Water Water Everywhere
Fall is a great time to work around water. Reflections of color in ponds, lakes, streams, etc. add another dimension to the season. Even moving water, combined with a longer shutter speed, can create interesting abstract images full of reflected fall color. For mirror-like images, a calm, wind-free day is preferable. Also, consider incorporating a foreground element in the water - a stone or log - to break up the reflection and provide a visual anchor for tthe image. When shooting reflections, especially if the water source is relatively close, keep in mind that the reflection is from an object that is a considerable distance further than the water. If you’re incorporating part of the edge of the water source, you will need to allow for additional depth of field to keep it all in focus, if that’s your goal.
The calm pond creates a nice reflection of the trees and accentuates the early morning mist.
Even a solitary pair of leaves can make for an excellent subject.
Don't Forget To Look Down - And Maybe Get A Bit Closer
The leaves on the trees are beautiful during the fall - but the leaves on the ground can be beautiful as well. Before walking over them, look down and you may find some interesting subjects to shoot. Fall also offers a vast array of subject matter for macro work. Mushrooms, mosses, ferns - even the detail of a single leaf - can make for wonderful images.
Assorted fallen leaves in a shallow puddle make for an interesting subject.

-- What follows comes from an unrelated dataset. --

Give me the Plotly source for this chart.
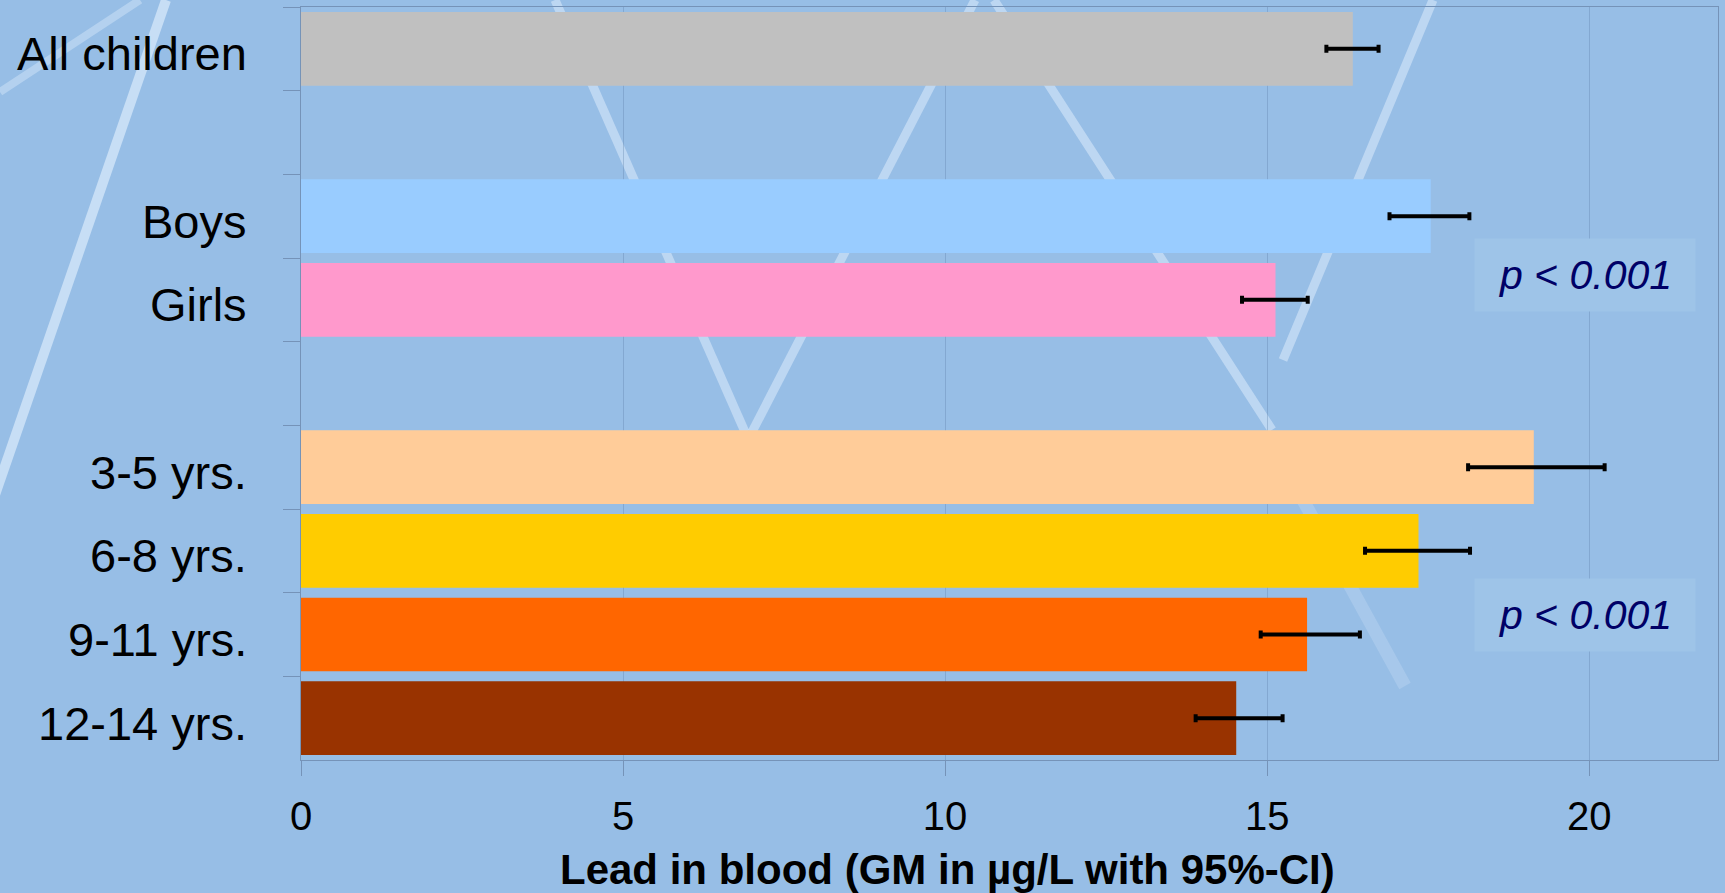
import plotly.graph_objects as go

# ---------------- data ----------------
categories = ["All children", "Boys", "Girls", "3-5 yrs.", "6-8 yrs.", "9-11 yrs.", "12-14 yrs."]
row_order = ["All children", "gap_1", "Boys", "Girls", "gap_2",
             "3-5 yrs.", "6-8 yrs.", "9-11 yrs.", "12-14 yrs."]
gm_values = [16.33, 17.54, 15.13, 19.14, 17.35, 15.62, 14.52]
ci_lower = [15.92, 16.90, 14.61, 18.12, 16.52, 14.90, 13.89]
ci_upper = [16.73, 18.14, 15.63, 20.24, 18.15, 16.44, 15.24]
bar_colors = ["#C0C0C0", "#99CCFF", "#FF99CC", "#FFCC99", "#FFCC00", "#FF6600", "#993300"]
x_ticks = [0, 5, 10, 15, 20]
p_labels = ["p < 0.001", "p < 0.001"]
x_title = "Lead in blood (GM in µg/L with 95%-CI)"

FONT = "Arial, Liberation Sans, sans-serif"
W, H = 1725, 893
ML, MR, MT, MB = 301, 7, 7, 133

err_plus = [u - g for u, g in zip(ci_upper, gm_values)]
err_minus = [g - l for g, l in zip(gm_values, ci_lower)]

fig = go.Figure()
fig.add_trace(go.Bar(
    x=gm_values, y=categories, orientation="h",
    marker=dict(color=bar_colors, line=dict(width=0)),
    error_x=dict(type="data", array=err_plus, arrayminus=err_minus,
                 color="black", thickness=4, width=4, visible=True),
    hoverinfo="x+y", showlegend=False,
))

# decorative background stripes (template decoration, pixel coords)
pw, ph = W - ML - MR, H - MT - MB
def px2paper(px, py):
    return (px - ML) / pw, (H - MB - py) / ph

stripes = [
    ((166, 0), (-5, 495), 10, "rgba(215,232,250,0.75)"),
    ((0, 92), (140, 0), 8, "rgba(215,232,250,0.45)"),
    ((555, 0), (745, 432), 9, "rgba(215,232,250,0.6)"),
    ((975, 0), (752, 432), 9, "rgba(215,232,250,0.6)"),
    ((994, 0), (1272, 430), 9, "rgba(215,232,250,0.6)"),
    ((1292, 480), (1405, 686), 13, "rgba(215,232,250,0.25)"),
    ((1433, 0), (1283, 360), 9, "rgba(215,232,250,0.6)"),
]
shapes = []
for (a, b, w, c) in stripes:
    x0, y0 = px2paper(*a)
    x1, y1 = px2paper(*b)
    shapes.append(dict(type="line", xref="paper", yref="paper", x0=x0, y0=y0, x1=x1, y1=y1,
                       line=dict(color=c, width=w), layer="below"))

annotations = []
for cat in categories:
    annotations.append(dict(
        x=0, xref="paper", y=cat, yref="y", xanchor="right", yanchor="middle",
        xshift=-52, yshift=-5, showarrow=False, text=cat,
        font=dict(family=FONT, size=47, color="black")))

annotations.append(dict(
    x=0.4565, xref="paper", y=0, yref="paper", xanchor="center", yanchor="middle",
    yshift=-109, showarrow=False, text="<b>" + x_title + "</b>",
    font=dict(family=FONT, size=42, color="black")))

for txt, yp in zip(p_labels, [0.644, 0.193]):
    annotations.append(dict(
        x=0.906, xref="paper", y=yp, yref="paper", xanchor="center", yanchor="middle",
        showarrow=False, text=txt, width=218, height=70, bgcolor="#9EC4E8",
        font=dict(family=FONT, size=41, color="#000066", style="italic")))

fig.update_layout(
    width=W, height=H,
    margin=dict(l=ML, r=MR, t=MT, b=MB, pad=0),
    paper_bgcolor="#97BEE6",
    plot_bgcolor="rgba(0,0,0,0)",
    bargap=0.12,
    shapes=shapes,
    annotations=annotations,
    xaxis=dict(range=[0, 22], tickvals=x_ticks, ticks="outside", ticklen=15,
               tickcolor="#7593B8", tickwidth=1,
               showline=True, linecolor="#7593B8", linewidth=1, mirror=True,
               showgrid=True, gridcolor="rgba(95,128,170,0.35)", gridwidth=1,
               zeroline=False, ticklabelstandoff=6,
               tickfont=dict(family=FONT, size=40, color="black")),
    yaxis=dict(type="category", categoryorder="array", categoryarray=row_order,
               range=[len(row_order) - 0.5, -0.5],
               showticklabels=False, ticks="outside", ticklen=17, tickson="boundaries",
               tickcolor="#7593B8", showline=True, linecolor="#7593B8", linewidth=1,
               mirror=True, showgrid=False, zeroline=False),
)

fig.write_html("out.html", config={"displayModeBar": False},
               post_script="document.body.style.margin='0';document.body.style.overflow='hidden';")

Fall is a perfect time of the year for interesting fungus and mushrooms.
Keep A Record
While you’re out driving around in the fall color, make note of locations - even specific trees - that may offer idea photo opportunities if you can't stop right then and there to shoot. Even if you are able to shoot the scene right then, you may want to take a note of the location and return when the lighting is different (also make a note of the direction the scene is facing - would it look better in early morning light, or early evening?). You may want to record the date and times of photos as you take them, as reference for future years or to compare images from year to year. The main thing - enjoy the season and get some great shots!